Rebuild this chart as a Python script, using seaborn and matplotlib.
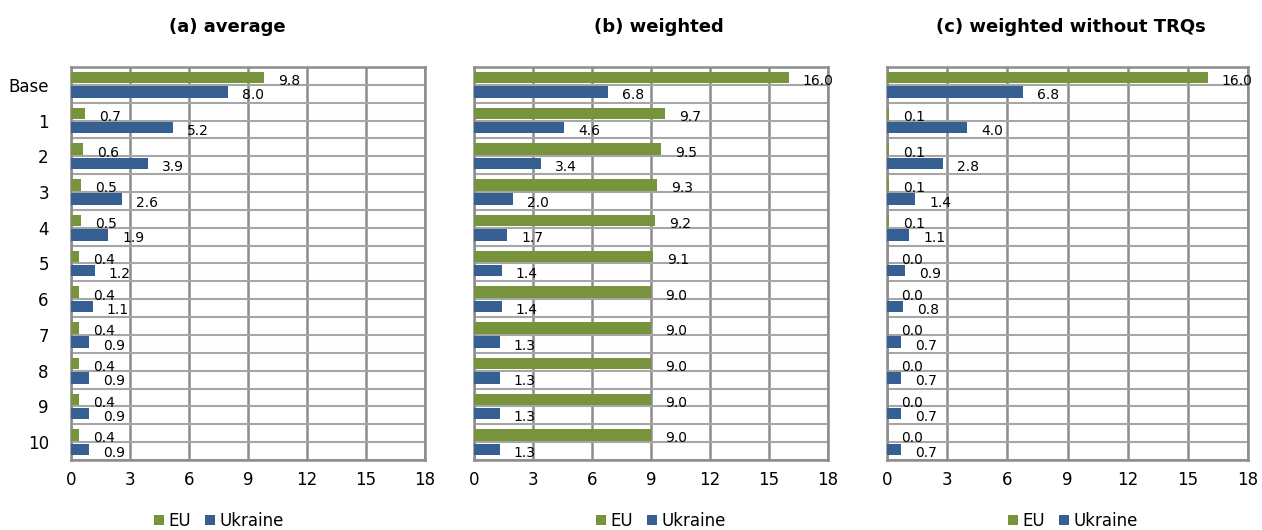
import seaborn as sns
import pandas as pd
import numpy as np
import matplotlib.pyplot as plt

scenarios = ["Base", "1", "2", "3", "4", "5", "6", "7", "8", "9", "10"]
titles = ["(a) average", "(b) weighted", "(c) weighted without TRQs"]

eu_average = [9.8, 0.7, 0.6, 0.5, 0.5, 0.4, 0.4, 0.4, 0.4, 0.4, 0.4]
ua_average = [8.0, 5.2, 3.9, 2.6, 1.9, 1.2, 1.1, 0.9, 0.9, 0.9, 0.9]

eu_weighted = [16.0, 9.7, 9.5, 9.3, 9.2, 9.1, 9.0, 9.0, 9.0, 9.0, 9.0]
ua_weighted = [6.8, 4.6, 3.4, 2.0, 1.7, 1.4, 1.4, 1.3, 1.3, 1.3, 1.3]

eu_no_trq = [16.0, 0.1, 0.1, 0.1, 0.1, 0.0, 0.0, 0.0, 0.0, 0.0, 0.0]
ua_no_trq = [6.8, 4.0, 2.8, 1.4, 1.1, 0.9, 0.8, 0.7, 0.7, 0.7, 0.7]

x_ticks = [0, 3, 6, 9, 12, 15, 18]
colors = {"EU": "#77933C", "Ukraine": "#376092"}

panels = [(eu_average, ua_average), (eu_weighted, ua_weighted), (eu_no_trq, ua_no_trq)]

sns.set_style("white")
plt.rcParams["font.family"] = ["DejaVu Sans"]
plt.rcParams["text.color"] = "black"
plt.rcParams["xtick.color"] = "black"
plt.rcParams["ytick.color"] = "black"

W, H = 1262, 530
fig = plt.figure(figsize=(12.62, 5.30), dpi=100)
lefts = [0.0563, 0.3756, 0.7029]
widths = [0.2805, 0.2805, 0.2860]
title_x = [227, 659, 1071]
legend_x = [219, 661, 1073]

for i, (eu, ua) in enumerate(panels):
    ax = fig.add_axes([lefts[i], 0.1321, widths[i], 0.7415])
    df = pd.DataFrame({
        "scenario": scenarios * 2,
        "value": eu + ua,
        "region": ["EU"] * len(eu) + ["Ukraine"] * len(ua),
    })
    sns.barplot(data=df, y="scenario", x="value", hue="region", orient="h",
                palette=colors, width=0.8, gap=0.2, ax=ax, saturation=1,
                zorder=3, linewidth=0)
    for cont in ax.containers:
        anns = ax.bar_label(cont, fmt="%.1f", padding=10, fontsize=10, color="black")
        for a in anns:
            a.xyann = (10, -2.5)
    ax.set_xlim(0, 18)
    ax.set_xticks(x_ticks)
    ax.set_xticklabels([str(t) for t in x_ticks], fontsize=12)
    ax.set_yticks(np.arange(-0.5, 11, 1.0), minor=True)
    if i == 0:
        ax.set_yticklabels(scenarios, fontsize=12)
    else:
        ax.set_yticklabels([])
    ax.tick_params(axis="both", which="both", length=0)
    ax.tick_params(axis="x", pad=8)
    ax.tick_params(axis="y", pad=16)
    ax.set_axisbelow(True)
    ax.grid(axis="x", which="major", color="#8c8c8c", lw=1.8)
    ax.grid(axis="y", which="both", color="#a6a6a6", lw=1.5)
    ax.set_xlabel("")
    ax.set_ylabel("")
    for s in ax.spines.values():
        s.set_color("#8c8c8c")
        s.set_linewidth(1.8)
    fig.text(title_x[i] / W, 1 - 27 / H, titles[i], fontsize=13,
             fontweight="bold", ha="center", va="center")
    sns.move_legend(ax, "center", bbox_to_anchor=(legend_x[i] / W, 1 - 521 / H),
                    bbox_transform=fig.transFigure, ncol=2,
                    frameon=False, title=None, fontsize=12,
                    handlelength=0.6, handleheight=0.6, handletextpad=0.3,
                    columnspacing=0.8, borderpad=0)

fig.savefig("out.png", dpi=100)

» WHAT IS REQUIRED
Print the listing above in full, exactly as written. Omit any pictures.

» CORRECT RESULT
Rebuild this chart as a Python script, using seaborn and matplotlib.
import seaborn as sns
import pandas as pd
import numpy as np
import matplotlib.pyplot as plt

scenarios = ["Base", "1", "2", "3", "4", "5", "6", "7", "8", "9", "10"]
titles = ["(a) average", "(b) weighted", "(c) weighted without TRQs"]

eu_average = [9.8, 0.7, 0.6, 0.5, 0.5, 0.4, 0.4, 0.4, 0.4, 0.4, 0.4]
ua_average = [8.0, 5.2, 3.9, 2.6, 1.9, 1.2, 1.1, 0.9, 0.9, 0.9, 0.9]

eu_weighted = [16.0, 9.7, 9.5, 9.3, 9.2, 9.1, 9.0, 9.0, 9.0, 9.0, 9.0]
ua_weighted = [6.8, 4.6, 3.4, 2.0, 1.7, 1.4, 1.4, 1.3, 1.3, 1.3, 1.3]

eu_no_trq = [16.0, 0.1, 0.1, 0.1, 0.1, 0.0, 0.0, 0.0, 0.0, 0.0, 0.0]
ua_no_trq = [6.8, 4.0, 2.8, 1.4, 1.1, 0.9, 0.8, 0.7, 0.7, 0.7, 0.7]

x_ticks = [0, 3, 6, 9, 12, 15, 18]
colors = {"EU": "#77933C", "Ukraine": "#376092"}

panels = [(eu_average, ua_average), (eu_weighted, ua_weighted), (eu_no_trq, ua_no_trq)]

sns.set_style("white")
plt.rcParams["font.family"] = ["DejaVu Sans"]
plt.rcParams["text.color"] = "black"
plt.rcParams["xtick.color"] = "black"
plt.rcParams["ytick.color"] = "black"

W, H = 1262, 530
fig = plt.figure(figsize=(12.62, 5.30), dpi=100)
lefts = [0.0563, 0.3756, 0.7029]
widths = [0.2805, 0.2805, 0.2860]
title_x = [227, 659, 1071]
legend_x = [219, 661, 1073]

for i, (eu, ua) in enumerate(panels):
    ax = fig.add_axes([lefts[i], 0.1321, widths[i], 0.7415])
    df = pd.DataFrame({
        "scenario": scenarios * 2,
        "value": eu + ua,
        "region": ["EU"] * len(eu) + ["Ukraine"] * len(ua),
    })
    sns.barplot(data=df, y="scenario", x="value", hue="region", orient="h",
                palette=colors, width=0.8, gap=0.2, ax=ax, saturation=1,
                zorder=3, linewidth=0)
    for cont in ax.containers:
        anns = ax.bar_label(cont, fmt="%.1f", padding=10, fontsize=10, color="black")
        for a in anns:
            a.xyann = (10, -2.5)
    ax.set_xlim(0, 18)
    ax.set_xticks(x_ticks)
    ax.set_xticklabels([str(t) for t in x_ticks], fontsize=12)
    ax.set_yticks(np.arange(-0.5, 11, 1.0), minor=True)
    if i == 0:
        ax.set_yticklabels(scenarios, fontsize=12)
    else:
        ax.set_yticklabels([])
    ax.tick_params(axis="both", which="both", length=0)
    ax.tick_params(axis="x", pad=8)
    ax.tick_params(axis="y", pad=16)
    ax.set_axisbelow(True)
    ax.grid(axis="x", which="major", color="#8c8c8c", lw=1.8)
    ax.grid(axis="y", which="both", color="#a6a6a6", lw=1.5)
    ax.set_xlabel("")
    ax.set_ylabel("")
    for s in ax.spines.values():
        s.set_color("#8c8c8c")
        s.set_linewidth(1.8)
    fig.text(title_x[i] / W, 1 - 27 / H, titles[i], fontsize=13,
             fontweight="bold", ha="center", va="center")
    sns.move_legend(ax, "center", bbox_to_anchor=(legend_x[i] / W, 1 - 521 / H),
                    bbox_transform=fig.transFigure, ncol=2,
                    frameon=False, title=None, fontsize=12,
                    handlelength=0.6, handleheight=0.6, handletextpad=0.3,
                    columnspacing=0.8, borderpad=0)

fig.savefig("out.png", dpi=100)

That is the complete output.